The bringer of the news was Henry Vassall Webster, son of the erratic Sir Godfrey who died in 1800 and brother of the fifth baronet of Battle Abbey. At the time he was a Lieutenant in the 9th Light Dragoon Guards and A.D.C. to the Prince of Orange. By 1824 he was a Captain, then Lt-Colonel and finally a full Colonel in 1831; he was knighted in 1843. Along the way he collected various medals, including the Waterloo Medal, and three non-British knighthoods: Willelm of the Netherlands, and the Tower and Sword and St Bento d’Avis, both of Portugal. Born at Naples in February 1793, he had joined the Light Dragoon Guards as a Cornet in March 1810. He was promoted Lieutenant in June 1811 and was slightly wounded at Vittoria in June 1813, where he served as an extra A.D.C. to Major-General Brisbane.

Like his parents, Webster later became involved in a divorce, still in 1824 a difficult matter to achieve.
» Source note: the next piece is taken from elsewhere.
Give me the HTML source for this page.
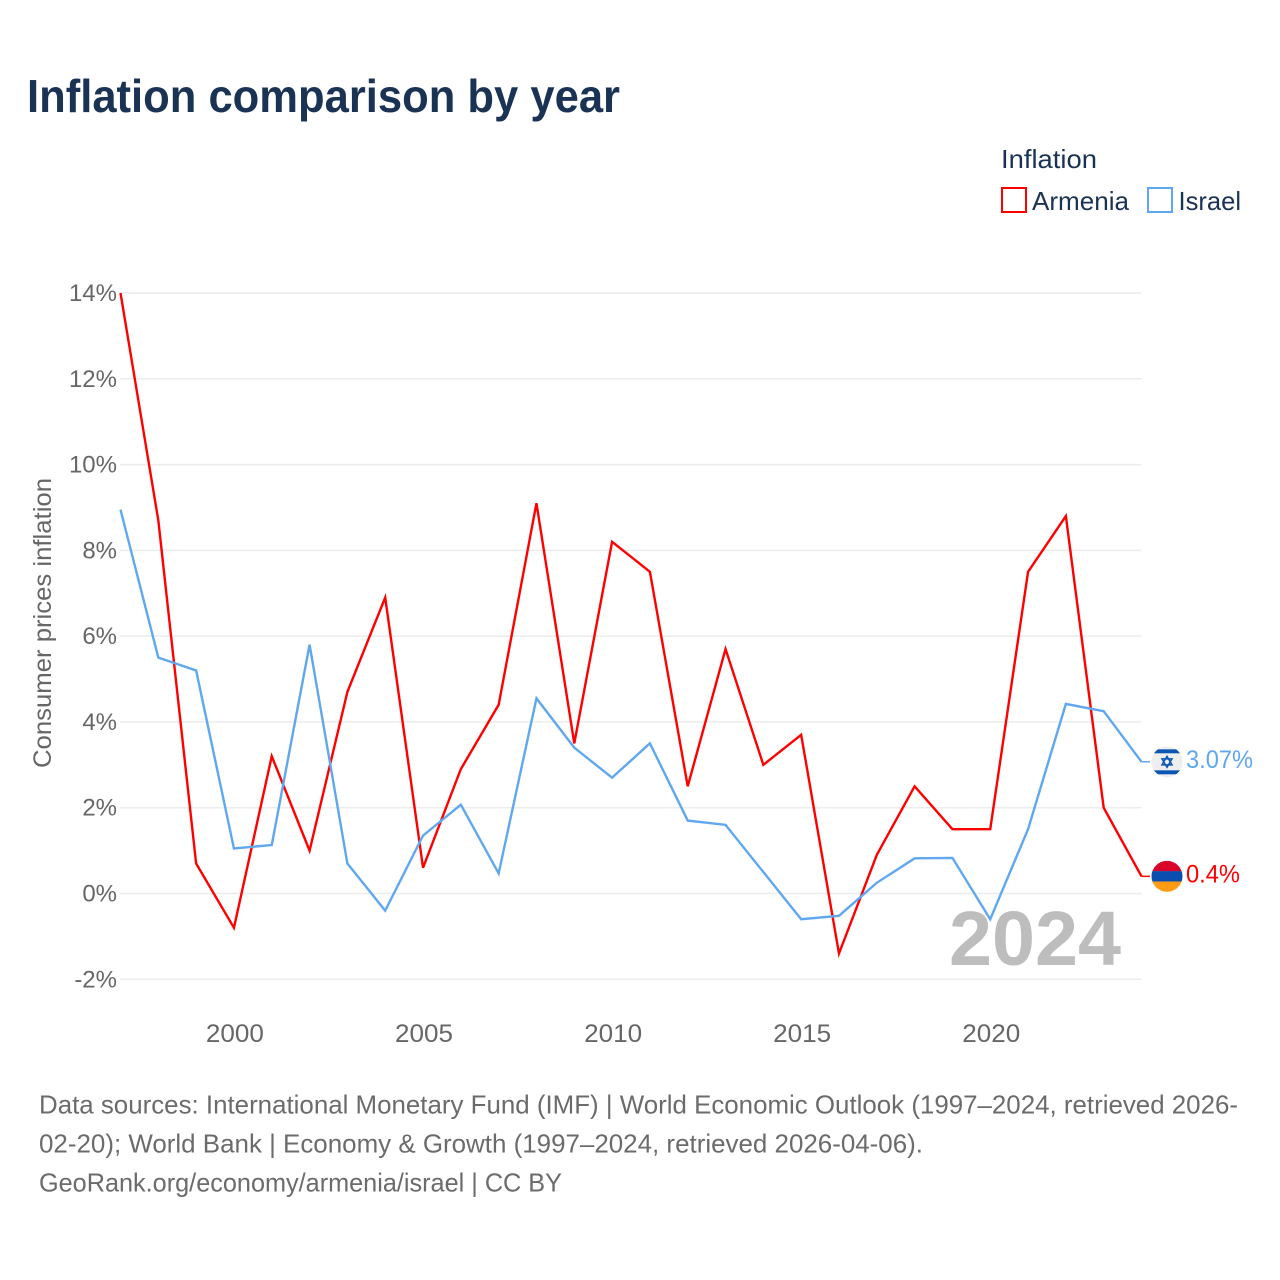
<!DOCTYPE html>
<html lang="en">
<head>
<meta charset="utf-8">
<title>Inflation comparison by year</title>
<style>
html,body{margin:0;padding:0;background:#fff;}
svg{display:block;font-family:"Liberation Sans",sans-serif;}
</style>
</head>
<body>
<svg id="chart" width="1280" height="1280" viewBox="0 0 1280 1280" xmlns="http://www.w3.org/2000/svg">
  <defs>
    <clipPath id="clip-il"><circle id="clip-il-c" cx="1167" cy="761.5" r="15.5"/></clipPath>
    <clipPath id="clip-am"><circle id="clip-am-c" cx="1167" cy="876" r="15.5"/></clipPath>
  </defs>
  <rect width="1280" height="1280" fill="#fff"/>
  <text x="27" y="112" font-size="46" font-weight="700" fill="#1a3354" textLength="593" lengthAdjust="spacingAndGlyphs">Inflation comparison by year</text>
  <g>
    <text x="1001" y="168" font-size="26" fill="#1a3354" textLength="96" lengthAdjust="spacingAndGlyphs">Inflation</text>
    <rect x="1002" y="188" width="24" height="24" fill="#fff" stroke="#ff0000" stroke-width="2"/>
    <text x="1032" y="210" font-size="26" fill="#1a3354" textLength="97" lengthAdjust="spacingAndGlyphs">Armenia</text>
    <rect x="1148" y="188" width="24" height="24" fill="#fff" stroke="#5fa8f0" stroke-width="2"/>
    <text x="1178.5" y="210" font-size="26" fill="#1a3354" textLength="62.5" lengthAdjust="spacingAndGlyphs">Israel</text>
  </g>
  <g id="grid"></g>
  <g id="y-ticks"></g>
  <g id="x-ticks"></g>
  <text transform="translate(51,768) rotate(-90)" font-size="25" fill="#666666" textLength="290" lengthAdjust="spacingAndGlyphs">Consumer prices inflation</text>
  <text id="year-watermark" x="1121" y="965" text-anchor="end" font-size="77" font-weight="700" fill="#bdbdbd" textLength="172" lengthAdjust="spacingAndGlyphs">2024</text>
  <g id="series"></g>
  <g id="end-markers"></g>
  <g font-size="26" fill="#6b6b6b">
    <text x="39" y="1113.5" textLength="1199" lengthAdjust="spacingAndGlyphs">Data sources: International Monetary Fund (IMF) | World Economic Outlook (1997–2024, retrieved 2026-</text>
    <text x="39" y="1152.5" textLength="884" lengthAdjust="spacingAndGlyphs">02-20); World Bank | Economy &amp; Growth (1997–2024, retrieved 2026-04-06).</text>
    <text x="39" y="1191.5" textLength="523" lengthAdjust="spacingAndGlyphs">GeoRank.org/economy/armenia/israel | CC BY</text>
  </g>
</svg>
<script>
const years = [1997,1998,1999,2000,2001,2002,2003,2004,2005,2006,2007,2008,2009,2010,2011,2012,2013,2014,2015,2016,2017,2018,2019,2020,2021,2022,2023,2024];
const armenia = [14,8.7,0.7,-0.8,3.2,1.0,4.7,6.9,0.6,2.9,4.4,9.1,3.5,8.2,7.5,2.5,5.7,3.0,3.7,-1.4,0.9,2.5,1.5,1.5,7.5,8.8,2.0,0.4];
const israel = [8.95,5.5,5.2,1.05,1.13,5.8,0.7,-0.4,1.35,2.07,0.47,4.55,3.4,2.7,3.5,1.7,1.6,0.5,-0.6,-0.52,0.25,0.82,0.83,-0.6,1.5,4.42,4.25,3.07];
const yTicks = [14,12,10,8,6,4,2,0,-2];
const xTicks = [2000,2005,2010,2015,2020];
const armeniaLabel = "0.4%";
const israelLabel = "3.07%";

const NS = "http://www.w3.org/2000/svg";
const xScale = v => 120.5 + (v - 1997) * (1141.5 - 120.5) / (2024 - 1997);
const yScale = v => 893.5 - v * (893.5 - 293) / 14;
function make(tag, attrs, parent, text) {
  const el = document.createElementNS(NS, tag);
  for (const k in attrs) el.setAttribute(k, attrs[k]);
  if (text !== undefined) el.textContent = text;
  parent.appendChild(el);
  return el;
}
const gridG = document.getElementById('grid');
const yG = document.getElementById('y-ticks');
const xG = document.getElementById('x-ticks');
const seriesG = document.getElementById('series');
const endG = document.getElementById('end-markers');

yTicks.forEach(t => {
  const line = make('line', {x1:120, x2:1141.5, y1:yScale(t), y2:yScale(t), stroke:'#ececec', 'stroke-width':1.5}, gridG);
  
  
  const label = make('text', {x:117, y:yScale(t)+8, 'text-anchor':'end', 'font-size':24, fill:'#666666'}, yG, t + '%');
  
  
});
xTicks.forEach(t => {
  const label = make('text', {x:xScale(t)+1, y:1042, 'text-anchor':'middle', 'font-size':25, fill:'#666666', textLength:58, lengthAdjust:'spacingAndGlyphs'}, xG, String(t));
  
  
});
function pathFor(values) {
  return values.map((v, i) => (i ? 'L' : 'M') + xScale(years[i]).toFixed(2) + ' ' + yScale(v).toFixed(2)).join(' ');
}
const armeniaLine = make('path', {d:pathFor(armenia), fill:'none', stroke:'#ff0000', 'stroke-width':2.4, 'stroke-linejoin':'miter'}, seriesG);


const israelLine = make('path', {d:pathFor(israel), fill:'none', stroke:'#5fa8f0', 'stroke-width':2.4, 'stroke-linejoin':'miter'}, seriesG);



const lastX = xScale(years[years.length - 1]);
const cx = 1167;
const yIl = yScale(israel[israel.length - 1]);
const yAm = yScale(armenia[armenia.length - 1]);

const ilConn = make('line', {x1:lastX, x2:1150, y1:yIl, y2:yIl, stroke:'#5fa8f0', 'stroke-width':1.5}, endG);


const amConn = make('line', {x1:lastX, x2:1150, y1:yAm, y2:yAm, stroke:'#ff0000', 'stroke-width':1.5}, endG);



// Israel flag
document.getElementById('clip-il-c').setAttribute('cy', yIl);
const ilFlag = make('g', {'clip-path':'url(#clip-il)'}, endG);


make('rect', {x:cx-16, y:yIl-16, width:32, height:32, fill:'#eeeeee'}, ilFlag);
make('rect', {x:cx-16, y:yIl-12.5, width:32, height:4, fill:'#0b55b5'}, ilFlag);
make('rect', {x:cx-16, y:yIl+8.5, width:32, height:4, fill:'#0b55b5'}, ilFlag);
make('path', {d:`M${cx} ${yIl-5.5} L${cx+5} ${yIl+3} L${cx-5} ${yIl+3} Z M${cx} ${yIl+5.5} L${cx+5} ${yIl-3} L${cx-5} ${yIl-3} Z`, fill:'none', stroke:'#0b55b5', 'stroke-width':1.5}, ilFlag);

// Armenia flag
document.getElementById('clip-am-c').setAttribute('cy', yAm);
const amFlag = make('g', {'clip-path':'url(#clip-am)'}, endG);


make('rect', {x:cx-16, y:yAm-16, width:32, height:11, fill:'#d90429'}, amFlag);
make('rect', {x:cx-16, y:yAm-5.2, width:32, height:10.4, fill:'#0a4fb0'}, amFlag);
make('rect', {x:cx-16, y:yAm+5.2, width:32, height:11, fill:'#ff9b15'}, amFlag);

const ilText = make('text', {x:1186, y:yIl+6, 'font-size':25, fill:'#5fa8f0', textLength:67, lengthAdjust:'spacingAndGlyphs'}, endG, israelLabel);


const amText = make('text', {x:1186, y:yAm+6, 'font-size':25, fill:'#ff0000', textLength:54, lengthAdjust:'spacingAndGlyphs'}, endG, armeniaLabel);


</script>
</body>
</html>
Henry Baring M.P. accused him of seducing his wife. Webster did not defend himself and suffered damages of £1,000; Baring’s divorce took place in 1815. By this time Webster had married Grace Boddington at St George’s, Hanover Square, and they were to have two children. On 19 April 1847 he committed suicide at his house in Upper Brook Street, Mayfair, by cutting his throat with a penknife. The doctors attending the body attested to his unsound mind, and the coroner’s jury agreed a verdict:

‘That the deceased, Sir Henry Webster, died from the effects of wounds inflicted on himself while labouring under temporary insanity.’

His body was interred in the Webster vault at St Mary’s, Battle.